GIVEN PROBLEM: Restate the listing that follows word for word, without its pictures.

DATASET SECTION:
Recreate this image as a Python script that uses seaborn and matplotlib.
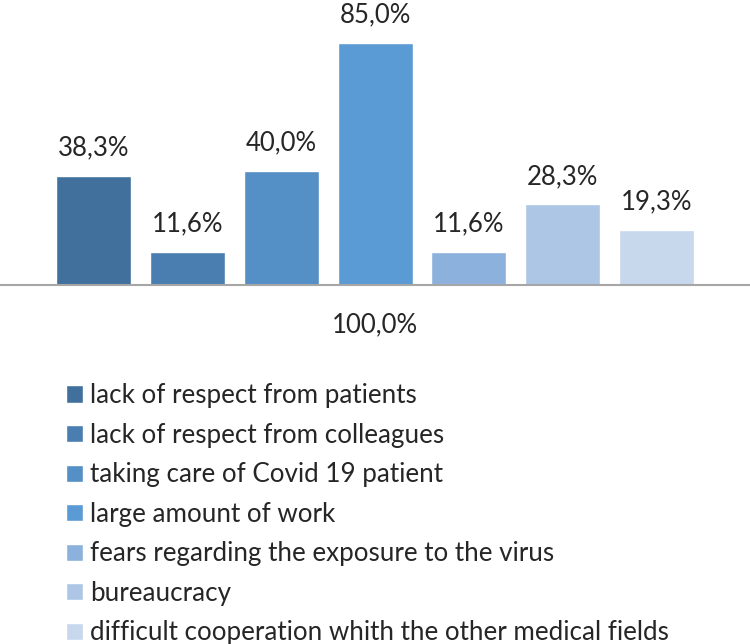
import matplotlib
matplotlib.use("Agg")
import matplotlib.pyplot as plt
import pandas as pd
import seaborn as sns

# data
category = "100,0%"
reasons = [
    "lack of respect from patients",
    "lack of respect from colleagues",
    "taking care of Covid 19 patient",
    "large amount of work",
    "fears regarding the exposure to the virus",
    "bureaucracy",
    "difficult cooperation whith the other medical fields",
]
values = [38.3, 11.6, 40.0, 85.0, 11.6, 28.3, 19.3]
colors = ["#41709C", "#4A7EB0", "#548FC6", "#5B9BD5", "#8DB1DD", "#ADC6E6", "#C7D7EC"]

df = pd.DataFrame({"cat": [category] * len(reasons), "reason": reasons, "value": values})

sns.set_style("white")
plt.rcParams["font.family"] = ["Lato", "DejaVu Sans"]

fig = plt.figure(figsize=(7.5, 6.44), dpi=100)
ax = fig.add_axes([0, 0.5575, 1, 0.4425])

sns.barplot(
    data=df, x="cat", y="value", hue="reason", hue_order=reasons,
    palette=colors, width=0.875, gap=0.2, saturation=1, ax=ax,
)

for cont, v in zip(ax.containers, values):
    ax.bar_label(cont, labels=[f"{v:.1f}%".replace(".", ",")], padding=11, fontsize=18.5)

ax.set_ylim(0, 100)
ax.set_xlim(-0.5, 0.5)
ax.set_xlabel("")
ax.set_ylabel("")
ax.set_yticks([])
ax.tick_params(axis="x", length=0, pad=20, labelsize=18.5)
for side in ["top", "left", "right"]:
    ax.spines[side].set_visible(False)
ax.spines["bottom"].set_color("#A6A6A6")
ax.spines["bottom"].set_linewidth(1.5)

sns.move_legend(
    ax, "upper left", bbox_to_anchor=(0.088, 0.405), bbox_transform=fig.transFigure,
    title=None, frameon=False, fontsize=18.7, handlelength=0.64, handleheight=0.64,
    handletextpad=0.3, labelspacing=0.56, borderaxespad=0, borderpad=0,
)

fig.savefig("out.png", dpi=100)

OUTPUT BELOW:
Recreate this image as a Python script that uses seaborn and matplotlib.
import matplotlib
matplotlib.use("Agg")
import matplotlib.pyplot as plt
import pandas as pd
import seaborn as sns

# data
category = "100,0%"
reasons = [
    "lack of respect from patients",
    "lack of respect from colleagues",
    "taking care of Covid 19 patient",
    "large amount of work",
    "fears regarding the exposure to the virus",
    "bureaucracy",
    "difficult cooperation whith the other medical fields",
]
values = [38.3, 11.6, 40.0, 85.0, 11.6, 28.3, 19.3]
colors = ["#41709C", "#4A7EB0", "#548FC6", "#5B9BD5", "#8DB1DD", "#ADC6E6", "#C7D7EC"]

df = pd.DataFrame({"cat": [category] * len(reasons), "reason": reasons, "value": values})

sns.set_style("white")
plt.rcParams["font.family"] = ["Lato", "DejaVu Sans"]

fig = plt.figure(figsize=(7.5, 6.44), dpi=100)
ax = fig.add_axes([0, 0.5575, 1, 0.4425])

sns.barplot(
    data=df, x="cat", y="value", hue="reason", hue_order=reasons,
    palette=colors, width=0.875, gap=0.2, saturation=1, ax=ax,
)

for cont, v in zip(ax.containers, values):
    ax.bar_label(cont, labels=[f"{v:.1f}%".replace(".", ",")], padding=11, fontsize=18.5)

ax.set_ylim(0, 100)
ax.set_xlim(-0.5, 0.5)
ax.set_xlabel("")
ax.set_ylabel("")
ax.set_yticks([])
ax.tick_params(axis="x", length=0, pad=20, labelsize=18.5)
for side in ["top", "left", "right"]:
    ax.spines[side].set_visible(False)
ax.spines["bottom"].set_color("#A6A6A6")
ax.spines["bottom"].set_linewidth(1.5)

sns.move_legend(
    ax, "upper left", bbox_to_anchor=(0.088, 0.405), bbox_transform=fig.transFigure,
    title=None, frameon=False, fontsize=18.7, handlelength=0.64, handleheight=0.64,
    handletextpad=0.3, labelspacing=0.56, borderaxespad=0, borderpad=0,
)

fig.savefig("out.png", dpi=100)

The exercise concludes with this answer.